Disney's princess Elsa inspires little Pakistani girl to get a blue prosthetic arm

Three-year-old becomes youngest person in the world to get a prosthetic limb

Social Desk December 08, 2021

Walt Disney's ice queen, Elsa has inspired many little girls with her strength and confidence to portray her true self. In an emotional and heartwarming demonstration of Elsa's magical influence; three-year-old Momina Aamir asked her father for a blue bionic prosthetic arm. The color blue is prominent in the movie, Frozen; as it describes not only Elsa's emotional state but also her acceptance of who she is and her determination to stay true to herself.

Momina was born without her right arm. Overwhelmed with emotion, her father Aamir Abbas recounted the moment she asked to hold his hand so that she could pray like him.

“I had just finished praying when Momina came to me and said: ‘Baba, give me your hand so I may pray like you as well’.

Abbas said that he never made her feel like "she was missing something", but after her bittersweet demand, he was determined to "to think hard and look for solutions.”

Thanks to the Karachi-based startup BIONIKS, which provides orthotic and prosthetic services, Abbas was able to grant his daughter's wish. Momina is a huge fan of Elsa and asked for a blue prosthetic arm so she may emulate her role model.
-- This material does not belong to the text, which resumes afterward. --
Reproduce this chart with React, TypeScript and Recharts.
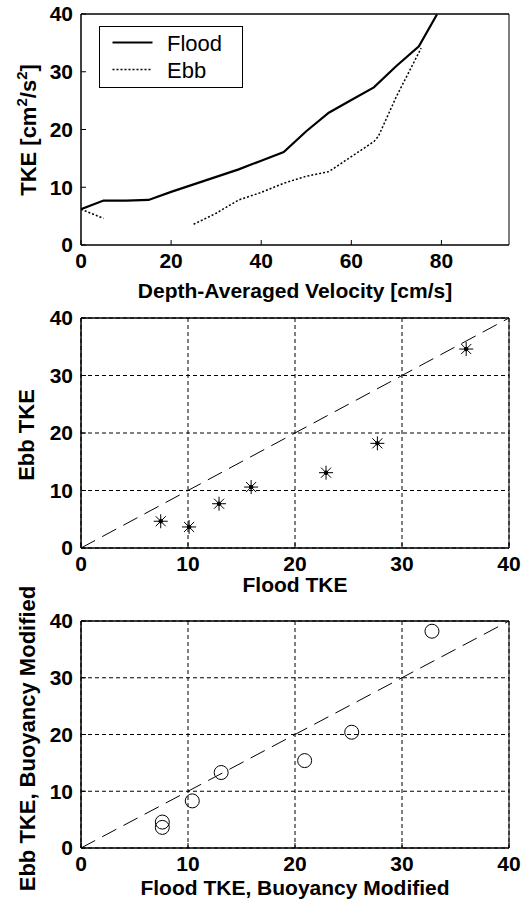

Inspired by the remarkable achievement of BIONIKS when they fitted a multi bionic prosthetic arm to four-year-old Muhammad Sideeq , Momina's parents approached the firm in hopes of granting their daughter's wish. Momina's mother Saadia described how the story was extremely impactful for her.

“That story gave me hope and made me visit BIONIKS.”
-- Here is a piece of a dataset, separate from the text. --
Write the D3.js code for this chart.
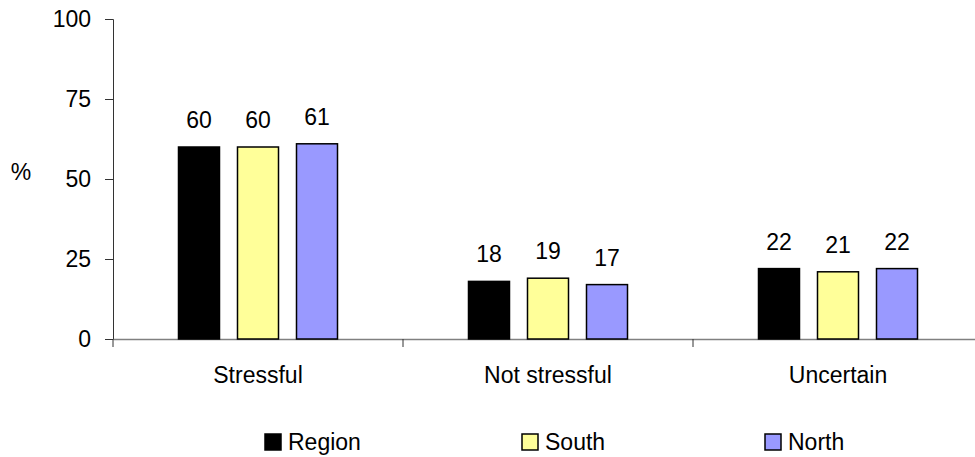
<!DOCTYPE html>
<html>
<head>
<meta charset="utf-8">
<script src="https://cdn.jsdelivr.net/npm/d3@7"></script>
<style>
  html, body { margin: 0; padding: 0; background: #fff; }
  svg { display: block; font-family: "Liberation Sans", Arial, sans-serif; }
</style>
</head>
<body>
<svg id="chart" width="975" height="457"></svg>
<script>
// Share of respondents (%) by answer and area
const categories = ["Stressful", "Not stressful", "Uncertain"];
const seriesNames = ["Region", "South", "North"];
const regionValues = [60, 18, 22];
const southValues = [60, 19, 21];
const northValues = [61, 17, 22];
const yTicks = [0, 25, 50, 75, 100];
const seriesColors = ["#000000", "#FFFF99", "#9999FF"];

const valuesBySeries = [regionValues, southValues, northValues];
const fontSize = 23;

const svg = d3.select("#chart");
const plotLeft = 113, plotRight = 983, plotTop = 19, plotBottom = 339;

const x = d3.scaleBand().domain(categories).range([plotLeft, plotRight]).padding(0);
const xSub = d3.scaleBand().domain(seriesNames).range([0, x.bandwidth()])
  .paddingInner(0.305).paddingOuter(1.11);
const y = d3.scaleLinear().domain([0, 100]).range([plotBottom, plotTop]);

// y axis
const yAxis = svg.append("g")
  .attr("transform", `translate(${plotLeft},0)`)
  .call(d3.axisLeft(y).tickValues(yTicks).tickSize(8).tickPadding(14));
yAxis.select(".domain").attr("stroke", "#333").attr("stroke-width", 1);
yAxis.selectAll(".tick line").attr("stroke", "#333");
yAxis.selectAll(".tick text")
  .attr("font-size", fontSize).attr("fill", "#000")
  .attr("font-family", "Liberation Sans, Arial, sans-serif");

// x axis
const xAxis = svg.append("g")
  .attr("transform", `translate(0,${plotBottom})`)
  .call(d3.axisBottom(x).tickSize(0).tickPadding(28));
xAxis.select(".domain").attr("stroke", "#808080").attr("stroke-width", 1.3);
xAxis.selectAll(".tick text")
  .attr("font-size", fontSize).attr("fill", "#000")
  .attr("font-family", "Liberation Sans, Arial, sans-serif");

// category separator ticks below the axis
svg.append("g").selectAll("line")
  .data(categories)
  .join("line")
  .attr("x1", d => x(d)).attr("x2", d => x(d))
  .attr("y1", plotBottom).attr("y2", plotBottom + 8)
  .attr("stroke", "#333").attr("stroke-width", 1);

// bars
const groups = svg.append("g").selectAll("g")
  .data(seriesNames)
  .join("g");

groups.each(function(name, si) {
  const g = d3.select(this);
  const data = categories.map((c, ci) => ({ c, v: valuesBySeries[si][ci] }));
  g.selectAll("rect")
    .data(data)
    .join("rect")
    .attr("x", d => x(d.c) + xSub(name))
    .attr("y", d => y(d.v))
    .attr("width", xSub.bandwidth())
    .attr("height", d => y(0) - y(d.v))
    .attr("fill", seriesColors[si])
    .attr("stroke", "#000")
    .attr("stroke-width", 1.5);
  g.selectAll("text")
    .data(data)
    .join("text")
    .attr("x", d => x(d.c) + xSub(name) + xSub.bandwidth() / 2)
    .attr("y", d => y(d.v) - 19)
    .attr("text-anchor", "middle")
    .attr("font-size", fontSize)
    .attr("fill", "#000")
    .text(d => d.v);
});

// y axis title
svg.append("text")
  .attr("x", 21).attr("y", 180)
  .attr("text-anchor", "middle")
  .attr("font-size", fontSize)
  .text("%");

// legend
const legendX = [265, 522, 765];
const legend = svg.append("g").selectAll("g")
  .data(seriesNames)
  .join("g")
  .attr("transform", (d, i) => `translate(${legendX[i]},434)`);
legend.append("rect")
  .attr("width", 16).attr("height", 16)
  .attr("fill", (d, i) => seriesColors[i])
  .attr("stroke", "#000").attr("stroke-width", 1.5);
legend.append("text")
  .attr("x", 23).attr("y", 16)
  .attr("font-size", fontSize)
  .text(d => d);
</script>
</body>
</html>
Momina is the youngest person to receive a prosthetic limb in Pakistan.

According to Karachi-based Agha Khan University Hospital, one in twenty Pakistani children are born with some kind of hand deformity.

World Health Organisation reports that approximately 30 million people need some form of prosthetic limb but fewer than 20 percent are able to afford them as they are very costly and heavy with limited or no movement.

Available procedures for children with limb deformities include; limb manipulation, skin grafting, attaching a splint to stretch a finger, repairing constrictions in muscles and limbs. Surgeries are also performed to try and remedy the circumstance.

Considering the exponential cost of prosthetic surgery, many Pakistani children are denied the chance of receiving the treatment they require.

Owais Quresihi, the co-founder of BIONIKS described the complexity of Momina's prosthetic arm design.

“It was far more difficult to integrate all the things in her case since she never had a hand, she had not experienced those senses in her mind that allow us to use our right hand.”

Due to her young age, the design was tricky. The prosthetic arm is fitted with sensors that enable it to move, by just thinking about the movement. Communication was difficult at first. Qureshi recounts how when asked to close her fingers, Momina moved the entire prosthetic arm. Qureshi told reporters that the "girl is quite intelligent" and she quickly understood the team's instructions.

Throughout the design process, Momina had a very hands-on approach and would sit with designers and dictate what she wanted, ‘I don’t like this or that part. Can you make the shade of blue a little light? How about adding diamonds or crystals to the arm?’“

Attached to her new arm, Momina asked her mother not to remove it, even when she was sleeping. When her mother did remove it, the next morning Momina anxiously searched the room for her arm. " She looked impatiently for the arm but was happy when I brought it back.”

Initially, her parents wanted her to get a skin-colored prosthetic arm, but ultimately decided to let her customize it herself.

“She is happy with the color,” her mother said. “Sometimes she even makes fun of our ordinary arms and says she has a more beautiful one! We want her to grow with it.”